Experts around the world are greatly fearful some of the hard-fought rights Afghan women have won in the two decades since the Taliban were defeated could be rolled back. Women were blocked from working and girls were barred from going to school when the Taliban last ruled the country between the mid 1990’s and 2001. While women had to be chaperoned by a male relative if they wanted to leave the house during this period.
Fereshta Abbasi, an Afghan human rights watch, tells The Independent she is in a massive state of shock about the situation currently engulfing Afghanistan. She has very close family members who are currently stranded there.
“I feel useless and hopeless as there is no way to get them out,” she adds. “I’m very emotional because I’m still in shock. I cannot believe what has happened. All of it happened so quickly which nobody expected. From the day they took over the first province to Kabul. Just nine days.”
Ms Abbasi, who grew up in Kabul and lived in the city until recently, says her heart aches for what is happening in the country as she explains the takeover of Kabul is the last thing she thought would happen.
“The Taliban don’t have a good reputation in preserving women’s rights,” the lawyer, who is currently based in the UK, adds. “In the 90s, women had no public presence. No voice.”

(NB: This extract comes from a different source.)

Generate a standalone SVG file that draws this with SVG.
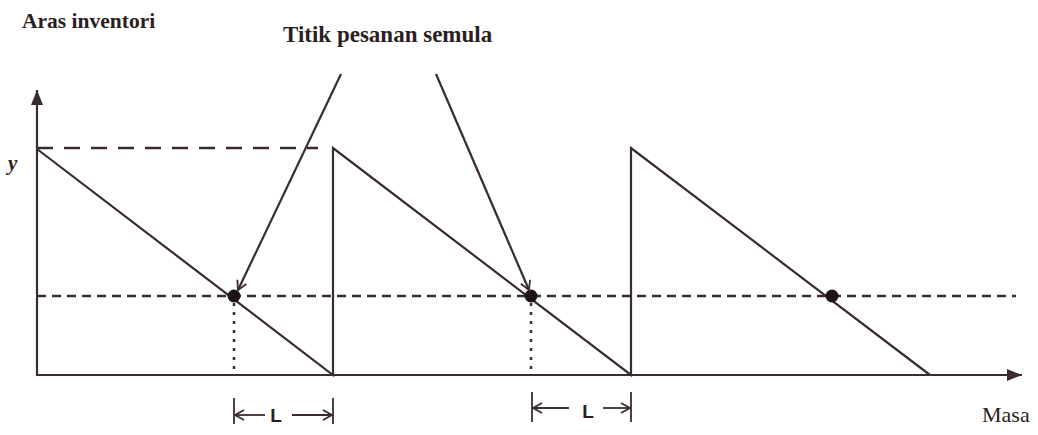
<svg xmlns="http://www.w3.org/2000/svg" width="1038" height="435" viewBox="0 0 1038 435">
<style>
.ln{stroke:#3a2c2e;stroke-width:2.2;fill:none}
.dash{stroke:#3a2c2e;stroke-width:2.5;fill:none;stroke-dasharray:9,6}
.dashl{stroke:#3a2c2e;stroke-width:2.5;fill:none;stroke-dasharray:16,11}
.dot{stroke:#3a2c2e;stroke-width:2.5;fill:none;stroke-dasharray:3,6}
.sm{stroke:#3a2c2e;stroke-width:1.8;fill:none}
.t{font-family:"Liberation Serif",serif;font-weight:bold;fill:#2a1e20}
.lt{font-family:"Liberation Sans",sans-serif;font-weight:bold;font-size:19px;fill:#2a1e20}
</style>
<defs>
<marker id="ah" markerWidth="16" markerHeight="14" refX="15" refY="7" orient="auto" markerUnits="userSpaceOnUse">
<path d="M0,1 L15,7 L0,13 Z" fill="#3a2c2e"/>
</marker>
<marker id="oh" markerWidth="12" markerHeight="12" refX="10" refY="6" orient="auto" markerUnits="userSpaceOnUse">
<path d="M1,1 L10,6 L1,11" fill="none" stroke="#3a2c2e" stroke-width="1.8"/>
</marker>
</defs>
<rect width="1038" height="435" fill="#ffffff"/>
<g id="axes">
<line class="ln" x1="37" y1="376" x2="37" y2="90" marker-end="url(#ah)"/>
<line class="ln" x1="37" y1="375" x2="1022" y2="375" marker-end="url(#ah)"/>
</g>
<g id="guides">
<line class="dashl" x1="37" y1="148" x2="318" y2="148"/>
<line class="dash" x1="37" y1="296" x2="1016" y2="296"/>
<line class="dot" x1="234" y1="303" x2="234" y2="375"/>
<line class="dot" x1="531" y1="303" x2="531" y2="375"/>
</g>
<g id="sawtooth">
<polyline class="ln" points="37,149 333,375 333,148 631,375 631,148 930,375"/>
</g>
<g id="points">
<circle cx="234" cy="296" r="6.5" fill="#1e1416"/>
<circle cx="531" cy="296" r="6.5" fill="#1e1416"/>
<circle cx="832" cy="296" r="6.5" fill="#1e1416"/>
</g>
<g id="connectors">
<line class="ln" x1="341" y1="74" x2="238" y2="290" marker-end="url(#oh)"/>
<line class="ln" x1="436" y1="74" x2="529" y2="290" marker-end="url(#oh)"/>
</g>
<g id="lead1">
<line class="sm" x1="234" y1="398" x2="234" y2="424"/>
<line class="sm" x1="333" y1="398" x2="333" y2="424"/>
<line class="sm" x1="265" y1="415" x2="235" y2="415" marker-end="url(#oh)"/>
<line class="sm" x1="292" y1="415" x2="332" y2="415" marker-end="url(#oh)"/>
<text class="lt" x="276" y="422" text-anchor="middle">L</text>
</g>
<g id="lead2">
<line class="sm" x1="532" y1="392" x2="532" y2="422"/>
<line class="sm" x1="631" y1="392" x2="631" y2="422"/>
<line class="sm" x1="569" y1="408" x2="533" y2="408" marker-end="url(#oh)"/>
<line class="sm" x1="603" y1="408" x2="630" y2="408" marker-end="url(#oh)"/>
<text class="lt" x="588" y="418" text-anchor="middle">L</text>
</g>
<g id="labels">
<text class="t" x="22" y="28" style="font-size:21.5px">Aras inventori</text>
<text class="t" x="283" y="42" style="font-size:23px">Titik pesanan semula</text>
<text x="8" y="170" style="font-family:'Liberation Serif',serif;font-weight:bold;font-style:italic;font-size:21px;fill:#2a1e20">y</text>
<text x="982" y="422" style="font-family:'Liberation Serif',serif;font-size:22px;fill:#2a1e20">Masa</text>
</g>
</svg>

Female Afghan journalists and healthcare workers have been killed in a slew of attacks since peace negotiations started between the Taliban and the American-backed Afghan government last year. While the Taliban denies perpetrating these attacks, government ministers hold them responsible.
“The Afghan president, the army and ministers are in hiding or have flown out because they are targeted by the Taliban as collaborators with the US enemy,” Huda Jawad, who is co-founder of Musawah, a Muslim feminist organisation, says. “Whose left to hold the line? Women are left on the frontline as defenders of human rights but also women politicians are left there.”

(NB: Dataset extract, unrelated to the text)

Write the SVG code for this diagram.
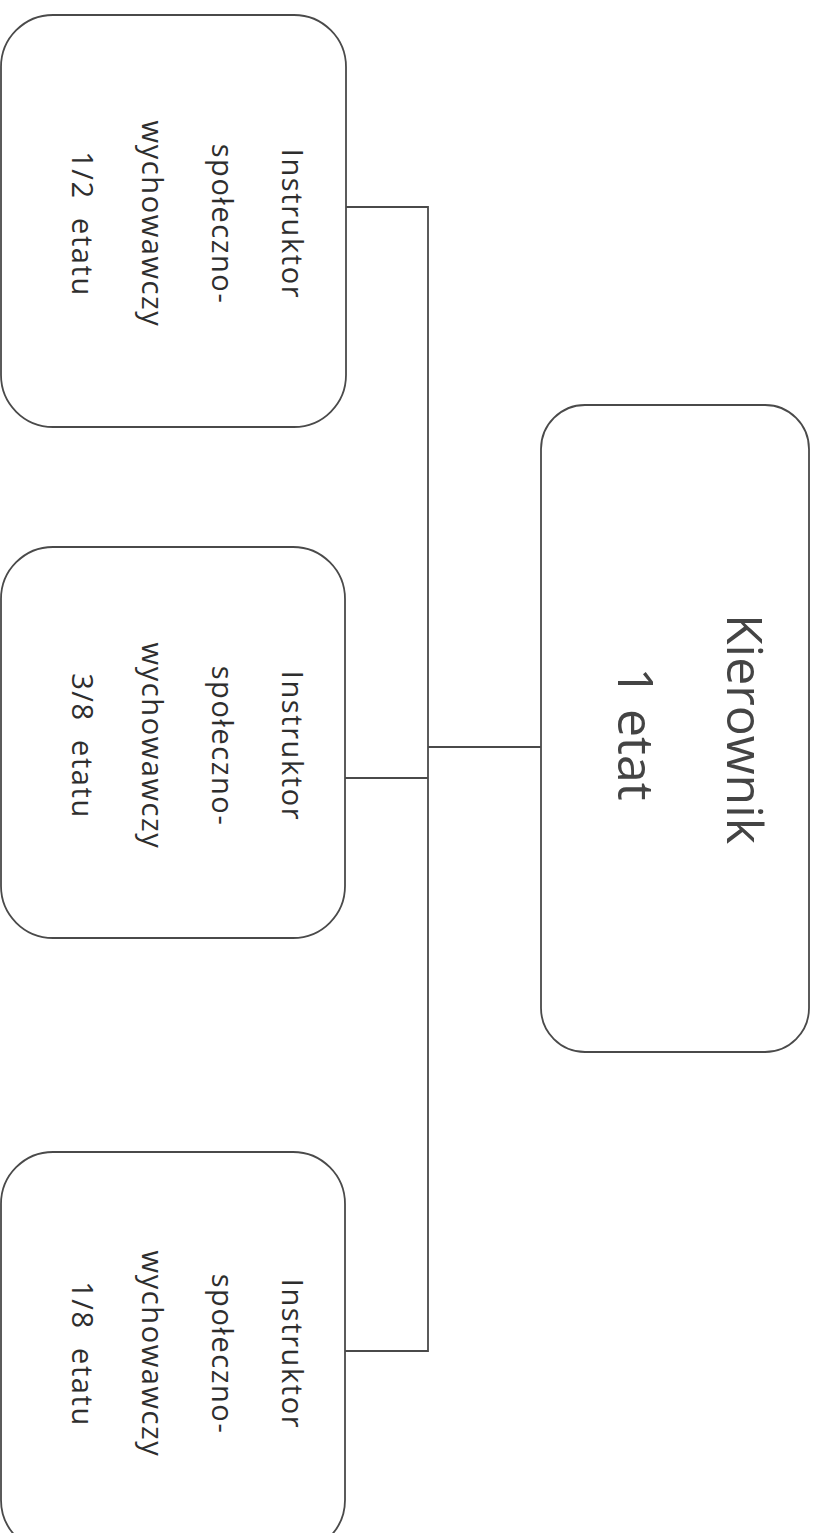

She warned women living in Afghanistan’s lives are dominated by the perpetual need to do risk assessments for their own safety.
“When they are getting ready for work they have to think, ‘Who am I meeting today? What are their political and ideological views and how much clothing do I need to wear?’, Ms Jawad says. “Also, you have to think about how to avoid roadblocks and bombs. It is a minefield for these women.”
The campaigner also noted that Afghan women, like women around the world, have had to endure domestic abuse and sexual violence. While women working in politics must consider the reprisals their family could face before offering support for a policy or even just attending certain conferences, she adds.
“The things female MPs take for granted in the UK or the west are the stuff of dreams for women in Afghanistan,” Ms Jawad, who has worked in gender-based violence and anti-racism for over a decade, adds. “There are countless Jo Cox’s in Afghanistan and similar regions. Women in the public realm face abuse, threats and violence.”
Jo Cox, the Labour MP for Batley and Spen in Yorkshire in the north of England, was murdered by a far-right extremist in June 2016.
“If the point of the last 20 years was to get rid of Bin Laden, yes they have done that,” Ms Jawad says. “But if it is to enshrine freedom and equality, then it has been a dismal failure, Anyone else who says otherwise is gaslighting us. These issues predate the Taliban’s recent seizure.”